Drop every picture. Then return, exactly, the lines from the beginning of the listing below through the one containing "const fitEnd = 0.476;".

--- Begin Supplied information ---

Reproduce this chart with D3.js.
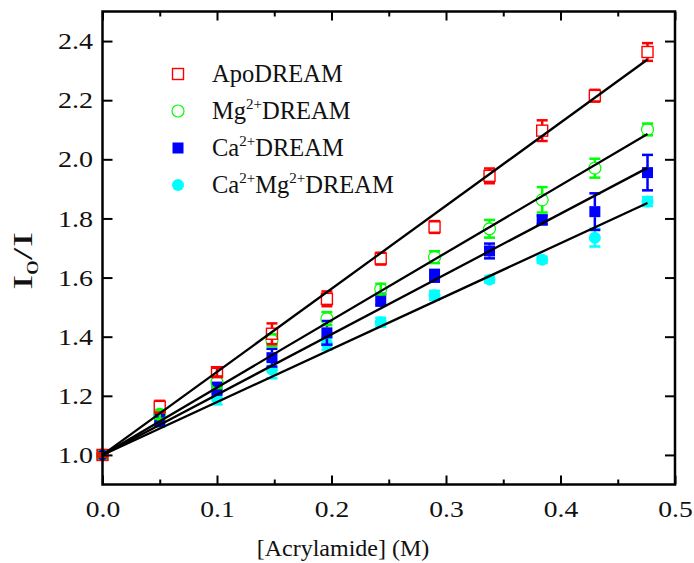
<!DOCTYPE html>
<html>
<head>
<meta charset="utf-8">
<script src="https://cdn.jsdelivr.net/npm/d3@7/dist/d3.min.js"></script>
<style>
  body { margin: 0; background: #fff; }
  svg text { font-family: "Liberation Serif", "Times New Roman", serif; fill: #111; }
</style>
</head>
<body>
<svg id="chart" width="694" height="563"></svg>
<script>
// acrylamide concentration (M)
const conc = [0, 0.05, 0.1, 0.148, 0.196, 0.243, 0.29, 0.338, 0.384, 0.43, 0.476];

// I0/I per form, with error bars
const apo = [1.0, 1.163, 1.28, 1.41, 1.528, 1.664, 1.771, 1.944, 2.097, 2.215, 2.363];
const apoErr = [0.005, 0.02, 0.015, 0.035, 0.025, 0.02, 0.02, 0.025, 0.035, 0.02, 0.03];
const mg = [1.0, 1.137, 1.246, 1.388, 1.461, 1.561, 1.669, 1.765, 1.863, 1.97, 2.101];
const mgErr = [0.005, 0.015, 0.02, 0.02, 0.022, 0.018, 0.02, 0.03, 0.043, 0.032, 0.02];
const ca = [1.0, 1.118, 1.224, 1.329, 1.413, 1.525, 1.606, 1.69, 1.795, 1.823, 1.955];
const caErr = [0.005, 0.02, 0.02, 0.03, 0.04, 0.02, 0.02, 0.025, 0.015, 0.062, 0.06];
const camg = [1.0, 1.111, 1.191, 1.289, 1.376, 1.449, 1.54, 1.593, 1.66, 1.735, 1.857];
const camgErr = [0.005, 0.015, 0.02, 0.03, 0.02, 0.015, 0.015, 0.01, 0.01, 0.03, 0.015];

// Stern-Volmer fits (I0/I = 1 + Ksv [Q])
const ksv = [2.81, 2.28, 2.04, 1.79];
const fitEnd = 0.476;

const xTicks = [0, 0.1, 0.2, 0.3, 0.4, 0.5];
const xMinor = [0.05, 0.15, 0.25, 0.35, 0.45];
const yTicks = [1.0, 1.2, 1.4, 1.6, 1.8, 2.0, 2.2, 2.4];

const series = [
    {name: "Apo", vals: apo, err: apoErr, color: "#ff0000", shape: "square", filled: false},
    {name: "Mg", vals: mg, err: mgErr, color: "#00ff00", shape: "circle", filled: false},
    {name: "Ca", vals: ca, err: caErr, color: "#0000ff", shape: "square", filled: true},
    {name: "CaMg", vals: camg, err: camgErr, color: "#00ffff", shape: "circle", filled: true}
];

const plotLeft = 102.5, plotRight = 675, plotTop = 11.5, plotBottom = 484.5;
const markerSize = 11;

let svg = d3.select("#chart");

let xScale = d3.scaleLinear().domain([0, 0.5]).range([plotLeft, plotRight]);
let yScale = d3.scaleLinear().domain([0.9, 2.5]).range([plotBottom, plotTop]);

function drawMarker(g, shape, filled, color, cx, cy, size) {
    if (shape == "square") {
        g.append("rect")
            .attr("x", cx - size / 2).attr("y", cy - size / 2)
            .attr("width", size).attr("height", size)
            .attr("fill", filled ? color : "none")
            .attr("stroke", color)
            .attr("stroke-width", filled ? 0 : 1.4);
    } else {
        g.append("ellipse")
            .attr("cx", cx).attr("cy", cy)
            .attr("rx", size / 2 + 0.5).attr("ry", size / 2 + 0.5)
            .attr("fill", filled ? color : "none")
            .attr("stroke", color)
            .attr("stroke-width", filled ? 0 : 1.2);
    }
}

// data points + error bars (drawn back to front so ApoDREAM ends on top)
series.slice().reverse().forEach(function(s) {
    let g = svg.append("g");
    conc.forEach(function(c, i) {
        let x = xScale(c), y = yScale(s.vals[i]);
        let y0 = yScale(s.vals[i] - s.err[i]), y1 = yScale(s.vals[i] + s.err[i]);
        let half = markerSize / 2;
        // error bar stems start at the marker edge
        if (y0 - y > half) {
            g.append("line").attr("x1", x).attr("x2", x).attr("y1", y + half).attr("y2", y0)
                .attr("stroke", s.color).attr("stroke-width", 2.5);
            g.append("line").attr("x1", x).attr("x2", x).attr("y1", y - half).attr("y2", y1)
                .attr("stroke", s.color).attr("stroke-width", 2.5);
        } else {
            g.append("line").attr("x1", x).attr("x2", x).attr("y1", y0).attr("y2", y1)
                .attr("stroke", s.color).attr("stroke-width", 2.5);
        }
        [y0, y1].forEach(function(yy) {
            g.append("line").attr("x1", x - 5.5).attr("x2", x + 5.5).attr("y1", yy).attr("y2", yy)
                .attr("stroke", s.color).attr("stroke-width", 2.5);
        });
        drawMarker(g, s.shape, s.filled, s.color, x, y, markerSize);
    });
});

// fit lines
ksv.forEach(function(k) {
    svg.append("line")
        .attr("x1", xScale(0)).attr("y1", yScale(1))
        .attr("x2", xScale(fitEnd)).attr("y2", yScale(1 + k * fitEnd))
        .attr("stroke", "#000").attr("stroke-width", 2.3);
});

// frame
svg.append("rect")
    .attr("x", plotLeft).attr("y", plotTop)
    .attr("width", plotRight - plotLeft).attr("height", plotBottom - plotTop)
    .attr("fill", "none").attr("stroke", "#000").attr("stroke-width", 2.5);

// x axis (bottom + mirrored top), ticks inward
let xAxis = svg.append("g")
    .attr("transform", "translate(0," + plotBottom + ")")
    .call(d3.axisBottom(xScale).tickValues(xTicks).tickFormat(d3.format(".1f")).tickSize(-9).tickPadding(15));
xAxis.select("path").remove();
xAxis.selectAll("line").attr("stroke", "#000").attr("stroke-width", 2);
xAxis.selectAll("text").style("font-size", "24px").attr("fill", "#111")
    .attr("transform", "scale(1.15,1)");

let xMinorG = svg.append("g")
    .attr("transform", "translate(0," + plotBottom + ")")
    .call(d3.axisBottom(xScale).tickValues(xMinor).tickSize(-5).tickFormat(""));
xMinorG.select("path").remove();
xMinorG.selectAll("line").attr("stroke", "#000").attr("stroke-width", 2);

let xTop = svg.append("g")
    .attr("transform", "translate(0," + plotTop + ")")
    .call(d3.axisTop(xScale).tickValues(xTicks).tickSize(-9).tickFormat(""));
xTop.select("path").remove();
xTop.selectAll("line").attr("stroke", "#000").attr("stroke-width", 2);

let xTopMinor = svg.append("g")
    .attr("transform", "translate(0," + plotTop + ")")
    .call(d3.axisTop(xScale).tickValues(xMinor).tickSize(-5).tickFormat(""));
xTopMinor.select("path").remove();
xTopMinor.selectAll("line").attr("stroke", "#000").attr("stroke-width", 2);

// y axis (left + mirrored right)
let yAxis = svg.append("g")
    .attr("transform", "translate(" + plotLeft + ",0)")
    .call(d3.axisLeft(yScale).tickValues(yTicks).tickFormat(d3.format(".1f")).tickSize(-10).tickPadding(8));
yAxis.select("path").remove();
yAxis.selectAll("line").attr("stroke", "#000").attr("stroke-width", 2);
yAxis.selectAll("text").style("font-size", "24px").attr("fill", "#111")
    .attr("transform", "scale(1.17,1)");

let yRight = svg.append("g")
    .attr("transform", "translate(" + plotRight + ",0)")
    .call(d3.axisRight(yScale).tickValues(yTicks).tickSize(-10).tickFormat(""));
yRight.select("path").remove();
yRight.selectAll("line").attr("stroke", "#000").attr("stroke-width", 2);

// axis titles
svg.append("text")
    .attr("x", 343).attr("y", 556)
    .attr("text-anchor", "middle")
    .style("font-size", "24px")
    .text("[Acrylamide] (M)");

let yTitle = svg.append("text")
    .attr("transform", "translate(32,261) rotate(-90)")
    .attr("text-anchor", "middle")
    .style("font-size", "27px");
yTitle.append("tspan").text("I");
yTitle.append("tspan").attr("dy", 6).style("font-size", "17px").text("0");
yTitle.append("tspan").attr("dy", -6).text("/I");
yTitle.attr("textLength", 58).attr("lengthAdjust", "spacingAndGlyphs");

// legend
let legendRows = [
    [["ApoDREAM", false]],
    [["Mg", false], ["2+", true], ["DREAM", false]],
    [["Ca", false], ["2+", true], ["DREAM", false]],
    [["Ca", false], ["2+", true], ["Mg", false], ["2+", true], ["DREAM", false]]
];
series.forEach(function(s, i) {
    let cy = 74 + i * 37;
    drawMarker(svg, s.shape, s.filled, s.color, 178, cy, 11);
    let t = svg.append("text").attr("x", 212).attr("y", cy + 8).style("font-size", "24.5px");
    let raised = false;
    legendRows[i].forEach(function(part) {
        let span = t.append("tspan").text(part[0]);
        if (part[1] && !raised) { span.attr("dy", -10).style("font-size", "15px"); raised = true; }
        else if (!part[1] && raised) { span.attr("dy", 10); raised = false; }
    });
});
</script>
</body>
</html>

--- End Supplied information ---

» Reply
Reproduce this chart with D3.js.
<!DOCTYPE html>
<html>
<head>
<meta charset="utf-8">
<script src="https://cdn.jsdelivr.net/npm/d3@7/dist/d3.min.js"></script>
<style>
  body { margin: 0; background: #fff; }
  svg text { font-family: "Liberation Serif", "Times New Roman", serif; fill: #111; }
</style>
</head>
<body>
<svg id="chart" width="694" height="563"></svg>
<script>
// acrylamide concentration (M)
const conc = [0, 0.05, 0.1, 0.148, 0.196, 0.243, 0.29, 0.338, 0.384, 0.43, 0.476];

// I0/I per form, with error bars
const apo = [1.0, 1.163, 1.28, 1.41, 1.528, 1.664, 1.771, 1.944, 2.097, 2.215, 2.363];
const apoErr = [0.005, 0.02, 0.015, 0.035, 0.025, 0.02, 0.02, 0.025, 0.035, 0.02, 0.03];
const mg = [1.0, 1.137, 1.246, 1.388, 1.461, 1.561, 1.669, 1.765, 1.863, 1.97, 2.101];
const mgErr = [0.005, 0.015, 0.02, 0.02, 0.022, 0.018, 0.02, 0.03, 0.043, 0.032, 0.02];
const ca = [1.0, 1.118, 1.224, 1.329, 1.413, 1.525, 1.606, 1.69, 1.795, 1.823, 1.955];
const caErr = [0.005, 0.02, 0.02, 0.03, 0.04, 0.02, 0.02, 0.025, 0.015, 0.062, 0.06];
const camg = [1.0, 1.111, 1.191, 1.289, 1.376, 1.449, 1.54, 1.593, 1.66, 1.735, 1.857];
const camgErr = [0.005, 0.015, 0.02, 0.03, 0.02, 0.015, 0.015, 0.01, 0.01, 0.03, 0.015];

// Stern-Volmer fits (I0/I = 1 + Ksv [Q])
const ksv = [2.81, 2.28, 2.04, 1.79];
const fitEnd = 0.476;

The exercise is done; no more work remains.